September 26, 2016

"Proust's Muse: The Countess Greffulhe"

We have become almost inured to fashion spectacles by the likes of Lady Gaga or Kim Kardashian who seek to shock with more and more outrageous outfits on the red carpet or just on the town.  But their desire to create a sensation or gain notoriety through dress (or lack of it) is nothing new.  In fact, one could say that the trend began over a century ago, in Paris, with the original fashion queen, the Countess Greffulhe.

Born Marie-Joséphine Anatole Louise Élizabeth de Riquet de Caraman-Chimay to an aristocratic French family in 1860, she married the very wealthy Viscount (later Count) Henri Greffulhe at the age of 18.  This advantageous union provided the Countess Greffulhe the fortune she desired to indulge her many passions, and indulge she did.  As well as a generous supporter of the arts and sciences - she was a patron of causes from Diaghilev's Ballets Russes to Marie Curie's research into radioactivity - the Countess was also a major client of some of the greatest couturiers of the age.
"Lily Dress", attributed to Worth, 1896
Black velvet with ivory silk appliqued "lilies", sequins and pearls

A stunning beauty with a slim build, dark eyes and auburn hair, the Countess had a very clear idea of how she wished to present herself and dictated those fashion terms to her dress designers.  Even such masters as Worth and Paul Poiret were forced to alter their sartorial visions to accommodate her wishes.  According to the press at the time "Her fashions, whether invented for her or by her must resemble no one else's."   She preferred to look "bizarre" rather than "banal".

Photograph by Nadar of the Countess Greffulhe posing
in front of a mirror, wearing the "Lily Dress"

While this may have rubbed some gentry the wrong way, it had the opposite effect on the up and coming writer Marcel Proust.  Though not a personal acquaintance, he became infatuated with the Countess Greffulhe and modeled Oriane, the Duchess de Guermantes in his magnum opus "A la recherche du temps perdu (In Search of Lost Time)" after her.  Oriane, like the Countess, used fashion as a tool to project social standing, as a language to express her individuality and as a form of artistic expression.

Szekely de Doba "Portrait of Marcel Proust", 1926
Etching with drypoint

In collaboration with the Palais Galliera, the Fashion Museum of the City of Paris and the repository for the Countess' wardrobe, Dr.
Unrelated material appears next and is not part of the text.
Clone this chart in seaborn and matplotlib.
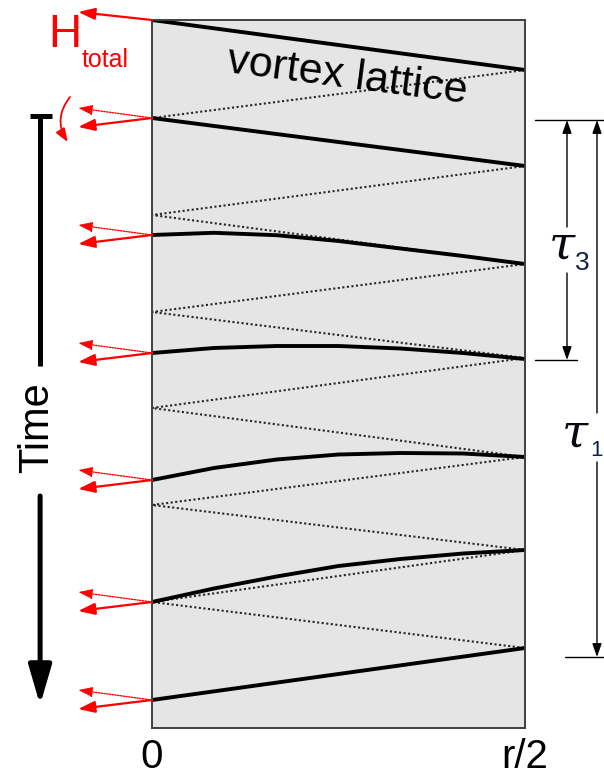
import numpy as np
import pandas as pd
import seaborn as sns
import matplotlib.pyplot as plt

# position across the half sample (units of r) and time (arb. units, downwards)
x_curve = [0, 0.083, 0.167, 0.25, 0.333, 0.417, 0.5]
x_ends = [0, 0.5]

# vortex lattice profile at successive times
lat1_t = [0, 50]
lat2_t = [98, 146]
lat3_t = [215, 212.8, 215.2, 221, 228.5, 236, 244]
lat4_t = [333, 328, 326, 326, 328.5, 333, 339]
lat5_t = [460, 448, 439.5, 434.5, 433, 433.5, 437]
lat6_t = [582, 568.5, 556.5, 546, 539, 533.5, 530]
lat7_t = [680, 628]

# front bouncing between centre (0) and edge (r/2)
edge_t = [50, 146, 244, 338, 437, 530, 628]
centre_t = [98, 195, 292, 388, 485, 582]

# times of the field arrows at the centre
field_t = [98, 215, 333, 460, 582, 680]

tau3 = (100, 340)
tau1 = (100, 637)

sns.set_theme(style='white')
plt.rcParams['font.family'] = ['Liberation Sans', 'DejaVu Sans']
plt.rcParams['text.color'] = 'black'
plt.rcParams['xtick.color'] = 'black'

fig = plt.figure(figsize=(6.04, 7.78), dpi=100)
ax = fig.add_axes([152 / 604, 50 / 778, 373 / 604, 708 / 778])
ax.set_facecolor('#e5e5e5')
for s in ax.spines.values():
    s.set_visible(True)
    s.set_color('#404040')
    s.set_linewidth(1.4)

# dotted zig-zag
zx, zt = [], []
for i in range(len(centre_t)):
    zx += [0.5, 0]
    zt += [edge_t[i], centre_t[i]]
zx.append(0.5)
zt.append(edge_t[-1])
zig = pd.DataFrame({'x': zx, 't': zt})
sns.lineplot(data=zig, x='x', y='t', sort=False, estimator=None, color='#262626',
             linewidth=1.5, linestyle=(0, (1, 1.2)), ax=ax)

# lattice lines
rows = []
for k, tt in enumerate([lat1_t, lat2_t, lat3_t, lat4_t, lat5_t, lat6_t, lat7_t]):
    xs = x_ends if len(tt) == 2 else x_curve
    for xv, tv in zip(xs, tt):
        rows.append((k, xv, tv))
lat = pd.DataFrame(rows, columns=['curve', 'x', 't'])
sns.lineplot(data=lat, x='x', y='t', units='curve', estimator=None, sort=False,
             color='black', linewidth=2.8, ax=ax)

ax.set_xlim(0, 0.5)
ax.set_ylim(708, 0)
ax.set_xticks([0, 0.5], ['0', 'r/2'], fontsize=29)
ax.tick_params(axis='x', length=0, pad=7, colors='black')
ax.set_yticks([])
ax.set_xlabel('')
ax.set_ylabel('')

ax.text(0.262, 57, 'vortex lattice', fontsize=31, rotation=-7.4,
        ha='center', va='center', color='black')


def arrow(x0, y0, x1, y1, **kw):
    props = dict(shrinkA=0, shrinkB=0, mutation_scale=10)
    props.update(kw)
    ax.annotate('', xy=(x1, y1), xytext=(x0, y0), annotation_clip=False,
                arrowprops=props)


# field arrows
tip_x = -0.099
arrow(0, 0, tip_x, -8, arrowstyle='-|>,head_length=1.0,head_width=0.35',
      color='red', lw=1.6)
for t0 in field_t:
    arrow(0, t0, tip_x, t0 - 10, arrowstyle='-|>,head_length=0.85,head_width=0.3',
          color='red', lw=1.0, linestyle=(0, (1, 1)))
    arrow(0, t0, tip_x, t0 + 9, arrowstyle='-|>,head_length=1.0,head_width=0.35',
          color='red', lw=1.6)
arrow(-0.110, 77, -0.113, 122, arrowstyle='-|>,head_length=0.8,head_width=0.3',
      color='red', lw=1.3, connectionstyle='arc3,rad=0.35')

ax.text(-0.1166, 15, 'H', fontsize=33, color='red', ha='center', va='center')
ax.text(-0.063, 40, 'total', fontsize=18, color='red', ha='center', va='center')

# time axis
tx = -0.150
ax.plot([tx, tx], [96, 346], color='black', lw=3.6, clip_on=False,
        solid_capstyle='butt')
ax.plot([-0.164, -0.134], [96, 96], color='black', lw=3.6, clip_on=False,
        solid_capstyle='butt')
arrow(tx, 476, tx, 685, arrowstyle='-|>,head_length=2.4,head_width=0.7',
      color='black', lw=3.6)
ax.text(-0.154, 408, 'Time', fontsize=30, rotation=90, ha='center', va='center',
        color='black')

# tau brackets
for (x0, x1, t) in [(0.5134, 0.6059, tau3[0]), (0.5134, 0.5697, tau3[1]),
                    (0.5536, 0.6059, tau1[1])]:
    ax.plot([x0, x1], [t, t], color='black', lw=1.0, clip_on=False)

hs = '-|>,head_length=0.8,head_width=0.28'
arrow(0.5563, 207, 0.5563, tau3[0], arrowstyle=hs, color='black', lw=1.0)
arrow(0.5563, 253, 0.5563, tau3[1], arrowstyle=hs, color='black', lw=1.0)
arrow(0.5965, 393, 0.5965, tau1[0], arrowstyle=hs, color='black', lw=1.0)
arrow(0.5965, 442, 0.5965, tau1[1], arrowstyle=hs, color='black', lw=1.0)

ax.text(0.549, 226, 'τ', fontsize=34, family='DejaVu Serif', style='italic',
        ha='center', va='center', color='#0a0a14')
ax.text(0.577, 243, '3', fontsize=19, ha='center', va='center', color='#10204a')
ax.text(0.5665, 414, 'τ', fontsize=34, family='DejaVu Serif', style='italic',
        ha='center', va='center', color='#0a0a14')
ax.text(0.5965, 430, '1', fontsize=16, ha='center', va='center', color='#10204a')

fig.savefig('out.png', dpi=100)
Valerie Steele and her team at New York's Museum at FIT are now presenting twenty eight magnificent examples of the Countess' gowns and wraps, plus an assortment of accessories including stockings, hats and shoes.  Dating from around 1885 to the late 1930s, the collection comprises fashions from day dresses to ball gowns, from the House of Worth to Jeanne Lanvin, each a masterpiece of couture in both style and workmanship.

"Tea Gown", House of Worth, circa 1897
Blue cut velvet on green satin ground

Two items in particular exemplified the Countess' identity as a very self aware fashion icon.  The first is an evening cape that originated as a gift from Tsar Nicolas II on a visit to Paris in 1896.  He presented the Countess with a heavily embellished court robe from Bukhara.  She promptly took it to Charles Worth and had it re-styled and transformed into an evening cape that is almost ecclesiastical in feeling.  The second is the gown she wore to her daughter's wedding.  Conservative in style with long sleeves, a train and a high neckline, the dress, nevertheless, is a show stopper.  Taffeta lamé with gold and silver embroidery, sequins, pearls and a fur trim, the "Byzantine Gown" was created in 1904 by a young Paul Poiret when he was still at the House of Worth.  The story goes that when the Countess arrived at the wedding, a good fifteen minutes before her daughter, the crowd exclaimed "My God, is that the mother of the bride" and the poor bride was completely forgotten!

The Countess Greffulhe lived a very long life and maintained her unique sense of style until the end.  And though Marcel Proust immortalized her in prose and worshiped her in private, she did not return the favor and refused his repeated requests for a photograph.  Fortunately for us, the legend lives on in this fascinating testament to a woman ahead of her time.